>> BEGIN Stored data
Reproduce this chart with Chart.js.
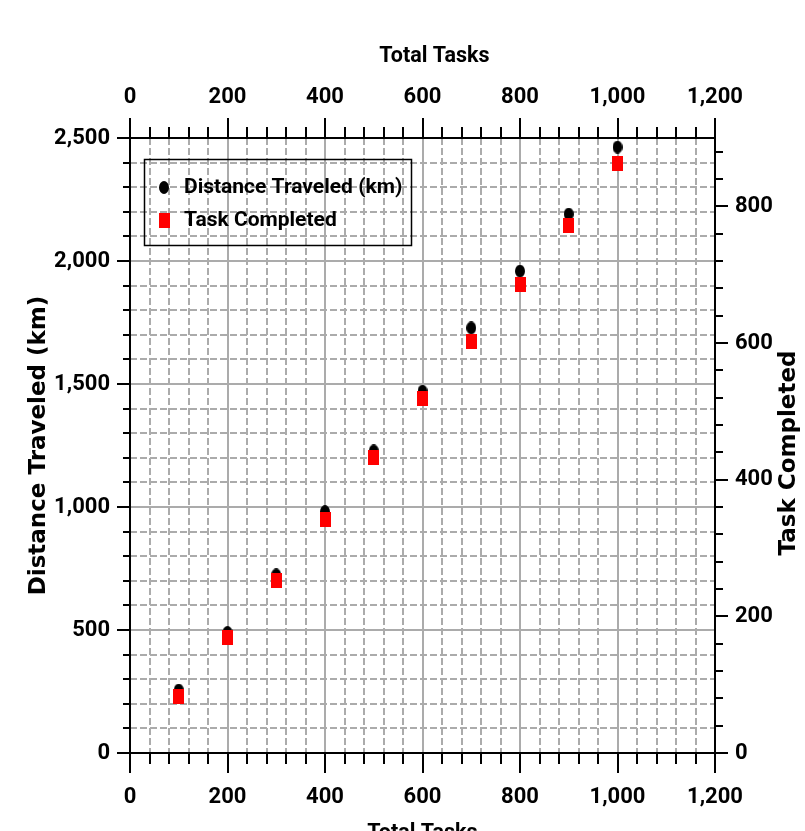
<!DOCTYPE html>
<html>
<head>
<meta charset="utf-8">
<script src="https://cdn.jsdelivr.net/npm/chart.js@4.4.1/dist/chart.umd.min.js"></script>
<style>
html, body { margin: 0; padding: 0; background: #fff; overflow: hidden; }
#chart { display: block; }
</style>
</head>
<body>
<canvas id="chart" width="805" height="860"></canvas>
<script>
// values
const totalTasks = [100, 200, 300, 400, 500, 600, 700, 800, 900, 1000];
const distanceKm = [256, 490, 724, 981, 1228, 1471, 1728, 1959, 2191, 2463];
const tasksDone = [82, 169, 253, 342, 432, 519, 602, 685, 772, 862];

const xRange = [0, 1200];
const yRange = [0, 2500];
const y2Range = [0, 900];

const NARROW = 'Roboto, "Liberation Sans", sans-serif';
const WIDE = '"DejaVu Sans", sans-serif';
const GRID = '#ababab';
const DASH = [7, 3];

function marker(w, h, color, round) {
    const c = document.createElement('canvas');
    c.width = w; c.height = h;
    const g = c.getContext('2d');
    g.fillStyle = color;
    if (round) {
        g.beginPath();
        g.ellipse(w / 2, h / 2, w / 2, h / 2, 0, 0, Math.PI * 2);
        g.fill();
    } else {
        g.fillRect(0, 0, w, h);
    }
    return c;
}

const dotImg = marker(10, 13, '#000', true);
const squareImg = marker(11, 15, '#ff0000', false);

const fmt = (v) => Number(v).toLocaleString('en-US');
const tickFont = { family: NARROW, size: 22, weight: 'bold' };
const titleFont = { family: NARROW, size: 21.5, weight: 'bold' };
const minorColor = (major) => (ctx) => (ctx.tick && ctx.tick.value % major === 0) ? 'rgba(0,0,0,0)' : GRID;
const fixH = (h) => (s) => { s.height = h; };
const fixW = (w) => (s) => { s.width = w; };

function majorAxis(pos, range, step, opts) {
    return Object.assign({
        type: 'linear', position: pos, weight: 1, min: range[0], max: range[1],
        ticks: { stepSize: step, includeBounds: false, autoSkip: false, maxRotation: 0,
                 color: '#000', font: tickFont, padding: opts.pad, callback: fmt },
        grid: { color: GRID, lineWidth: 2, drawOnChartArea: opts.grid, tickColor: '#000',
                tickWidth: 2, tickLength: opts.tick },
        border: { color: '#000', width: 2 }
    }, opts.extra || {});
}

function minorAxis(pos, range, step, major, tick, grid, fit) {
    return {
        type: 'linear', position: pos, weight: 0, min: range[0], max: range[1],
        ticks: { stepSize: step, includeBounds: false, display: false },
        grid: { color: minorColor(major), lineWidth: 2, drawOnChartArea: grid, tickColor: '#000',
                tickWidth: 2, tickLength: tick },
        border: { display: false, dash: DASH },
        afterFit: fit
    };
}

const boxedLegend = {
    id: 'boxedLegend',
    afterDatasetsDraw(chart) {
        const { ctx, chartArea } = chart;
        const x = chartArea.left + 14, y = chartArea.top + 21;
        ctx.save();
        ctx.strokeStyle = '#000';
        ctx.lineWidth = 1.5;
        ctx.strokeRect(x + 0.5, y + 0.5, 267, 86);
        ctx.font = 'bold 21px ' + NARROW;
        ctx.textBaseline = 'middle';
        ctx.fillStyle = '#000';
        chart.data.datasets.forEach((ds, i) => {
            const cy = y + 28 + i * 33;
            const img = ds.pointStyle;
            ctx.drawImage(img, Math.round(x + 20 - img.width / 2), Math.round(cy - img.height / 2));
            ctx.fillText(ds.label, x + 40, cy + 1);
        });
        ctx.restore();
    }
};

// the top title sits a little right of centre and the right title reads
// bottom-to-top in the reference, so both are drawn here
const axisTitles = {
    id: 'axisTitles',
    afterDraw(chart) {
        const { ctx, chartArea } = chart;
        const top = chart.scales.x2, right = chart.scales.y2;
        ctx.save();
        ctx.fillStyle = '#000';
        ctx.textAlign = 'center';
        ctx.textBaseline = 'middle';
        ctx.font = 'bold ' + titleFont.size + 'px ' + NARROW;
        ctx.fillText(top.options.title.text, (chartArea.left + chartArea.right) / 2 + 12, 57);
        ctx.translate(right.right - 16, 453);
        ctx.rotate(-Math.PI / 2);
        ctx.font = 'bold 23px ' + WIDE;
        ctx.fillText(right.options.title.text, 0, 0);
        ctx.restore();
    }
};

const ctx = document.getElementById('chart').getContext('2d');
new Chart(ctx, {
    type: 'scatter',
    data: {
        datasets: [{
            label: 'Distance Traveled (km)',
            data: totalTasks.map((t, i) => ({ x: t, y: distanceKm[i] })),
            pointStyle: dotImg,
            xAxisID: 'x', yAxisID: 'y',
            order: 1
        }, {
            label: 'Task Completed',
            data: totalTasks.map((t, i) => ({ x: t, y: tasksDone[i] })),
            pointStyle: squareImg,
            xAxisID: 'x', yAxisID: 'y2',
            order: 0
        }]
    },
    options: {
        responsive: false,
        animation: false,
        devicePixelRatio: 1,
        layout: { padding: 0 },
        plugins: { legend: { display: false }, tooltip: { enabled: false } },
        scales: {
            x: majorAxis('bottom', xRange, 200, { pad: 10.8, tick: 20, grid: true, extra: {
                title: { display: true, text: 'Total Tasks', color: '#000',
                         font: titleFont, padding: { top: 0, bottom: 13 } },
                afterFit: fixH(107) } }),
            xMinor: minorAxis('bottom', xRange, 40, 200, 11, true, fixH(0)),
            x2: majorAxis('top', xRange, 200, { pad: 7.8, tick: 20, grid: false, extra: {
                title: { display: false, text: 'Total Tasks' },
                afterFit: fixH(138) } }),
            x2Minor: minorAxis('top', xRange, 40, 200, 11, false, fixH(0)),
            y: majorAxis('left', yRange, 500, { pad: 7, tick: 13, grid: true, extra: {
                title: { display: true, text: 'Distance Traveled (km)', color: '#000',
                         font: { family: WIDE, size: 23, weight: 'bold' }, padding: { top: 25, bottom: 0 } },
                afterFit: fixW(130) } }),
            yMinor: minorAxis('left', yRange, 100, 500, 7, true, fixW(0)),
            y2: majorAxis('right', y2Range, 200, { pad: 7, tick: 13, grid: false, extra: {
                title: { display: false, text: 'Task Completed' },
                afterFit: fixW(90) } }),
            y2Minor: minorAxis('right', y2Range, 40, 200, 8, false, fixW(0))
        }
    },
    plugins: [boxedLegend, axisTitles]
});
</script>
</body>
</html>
>> END Stored data
Copy the data character for character, but drop all pictures from the copy.

**Exercise result:**
Reproduce this chart with Chart.js.
<!DOCTYPE html>
<html>
<head>
<meta charset="utf-8">
<script src="https://cdn.jsdelivr.net/npm/chart.js@4.4.1/dist/chart.umd.min.js"></script>
<style>
html, body { margin: 0; padding: 0; background: #fff; overflow: hidden; }
#chart { display: block; }
</style>
</head>
<body>
<canvas id="chart" width="805" height="860"></canvas>
<script>
// values
const totalTasks = [100, 200, 300, 400, 500, 600, 700, 800, 900, 1000];
const distanceKm = [256, 490, 724, 981, 1228, 1471, 1728, 1959, 2191, 2463];
const tasksDone = [82, 169, 253, 342, 432, 519, 602, 685, 772, 862];

const xRange = [0, 1200];
const yRange = [0, 2500];
const y2Range = [0, 900];

const NARROW = 'Roboto, "Liberation Sans", sans-serif';
const WIDE = '"DejaVu Sans", sans-serif';
const GRID = '#ababab';
const DASH = [7, 3];

function marker(w, h, color, round) {
    const c = document.createElement('canvas');
    c.width = w; c.height = h;
    const g = c.getContext('2d');
    g.fillStyle = color;
    if (round) {
        g.beginPath();
        g.ellipse(w / 2, h / 2, w / 2, h / 2, 0, 0, Math.PI * 2);
        g.fill();
    } else {
        g.fillRect(0, 0, w, h);
    }
    return c;
}

const dotImg = marker(10, 13, '#000', true);
const squareImg = marker(11, 15, '#ff0000', false);

const fmt = (v) => Number(v).toLocaleString('en-US');
const tickFont = { family: NARROW, size: 22, weight: 'bold' };
const titleFont = { family: NARROW, size: 21.5, weight: 'bold' };
const minorColor = (major) => (ctx) => (ctx.tick && ctx.tick.value % major === 0) ? 'rgba(0,0,0,0)' : GRID;
const fixH = (h) => (s) => { s.height = h; };
const fixW = (w) => (s) => { s.width = w; };

function majorAxis(pos, range, step, opts) {
    return Object.assign({
        type: 'linear', position: pos, weight: 1, min: range[0], max: range[1],
        ticks: { stepSize: step, includeBounds: false, autoSkip: false, maxRotation: 0,
                 color: '#000', font: tickFont, padding: opts.pad, callback: fmt },
        grid: { color: GRID, lineWidth: 2, drawOnChartArea: opts.grid, tickColor: '#000',
                tickWidth: 2, tickLength: opts.tick },
        border: { color: '#000', width: 2 }
    }, opts.extra || {});
}

function minorAxis(pos, range, step, major, tick, grid, fit) {
    return {
        type: 'linear', position: pos, weight: 0, min: range[0], max: range[1],
        ticks: { stepSize: step, includeBounds: false, display: false },
        grid: { color: minorColor(major), lineWidth: 2, drawOnChartArea: grid, tickColor: '#000',
                tickWidth: 2, tickLength: tick },
        border: { display: false, dash: DASH },
        afterFit: fit
    };
}

const boxedLegend = {
    id: 'boxedLegend',
    afterDatasetsDraw(chart) {
        const { ctx, chartArea } = chart;
        const x = chartArea.left + 14, y = chartArea.top + 21;
        ctx.save();
        ctx.strokeStyle = '#000';
        ctx.lineWidth = 1.5;
        ctx.strokeRect(x + 0.5, y + 0.5, 267, 86);
        ctx.font = 'bold 21px ' + NARROW;
        ctx.textBaseline = 'middle';
        ctx.fillStyle = '#000';
        chart.data.datasets.forEach((ds, i) => {
            const cy = y + 28 + i * 33;
            const img = ds.pointStyle;
            ctx.drawImage(img, Math.round(x + 20 - img.width / 2), Math.round(cy - img.height / 2));
            ctx.fillText(ds.label, x + 40, cy + 1);
        });
        ctx.restore();
    }
};

// the top title sits a little right of centre and the right title reads
// bottom-to-top in the reference, so both are drawn here
const axisTitles = {
    id: 'axisTitles',
    afterDraw(chart) {
        const { ctx, chartArea } = chart;
        const top = chart.scales.x2, right = chart.scales.y2;
        ctx.save();
        ctx.fillStyle = '#000';
        ctx.textAlign = 'center';
        ctx.textBaseline = 'middle';
        ctx.font = 'bold ' + titleFont.size + 'px ' + NARROW;
        ctx.fillText(top.options.title.text, (chartArea.left + chartArea.right) / 2 + 12, 57);
        ctx.translate(right.right - 16, 453);
        ctx.rotate(-Math.PI / 2);
        ctx.font = 'bold 23px ' + WIDE;
        ctx.fillText(right.options.title.text, 0, 0);
        ctx.restore();
    }
};

const ctx = document.getElementById('chart').getContext('2d');
new Chart(ctx, {
    type: 'scatter',
    data: {
        datasets: [{
            label: 'Distance Traveled (km)',
            data: totalTasks.map((t, i) => ({ x: t, y: distanceKm[i] })),
            pointStyle: dotImg,
            xAxisID: 'x', yAxisID: 'y',
            order: 1
        }, {
            label: 'Task Completed',
            data: totalTasks.map((t, i) => ({ x: t, y: tasksDone[i] })),
            pointStyle: squareImg,
            xAxisID: 'x', yAxisID: 'y2',
            order: 0
        }]
    },
    options: {
        responsive: false,
        animation: false,
        devicePixelRatio: 1,
        layout: { padding: 0 },
        plugins: { legend: { display: false }, tooltip: { enabled: false } },
        scales: {
            x: majorAxis('bottom', xRange, 200, { pad: 10.8, tick: 20, grid: true, extra: {
                title: { display: true, text: 'Total Tasks', color: '#000',
                         font: titleFont, padding: { top: 0, bottom: 13 } },
                afterFit: fixH(107) } }),
            xMinor: minorAxis('bottom', xRange, 40, 200, 11, true, fixH(0)),
            x2: majorAxis('top', xRange, 200, { pad: 7.8, tick: 20, grid: false, extra: {
                title: { display: false, text: 'Total Tasks' },
                afterFit: fixH(138) } }),
            x2Minor: minorAxis('top', xRange, 40, 200, 11, false, fixH(0)),
            y: majorAxis('left', yRange, 500, { pad: 7, tick: 13, grid: true, extra: {
                title: { display: true, text: 'Distance Traveled (km)', color: '#000',
                         font: { family: WIDE, size: 23, weight: 'bold' }, padding: { top: 25, bottom: 0 } },
                afterFit: fixW(130) } }),
            yMinor: minorAxis('left', yRange, 100, 500, 7, true, fixW(0)),
            y2: majorAxis('right', y2Range, 200, { pad: 7, tick: 13, grid: false, extra: {
                title: { display: false, text: 'Task Completed' },
                afterFit: fixW(90) } }),
            y2Minor: minorAxis('right', y2Range, 40, 200, 8, false, fixW(0))
        }
    },
    plugins: [boxedLegend, axisTitles]
});
</script>
</body>
</html>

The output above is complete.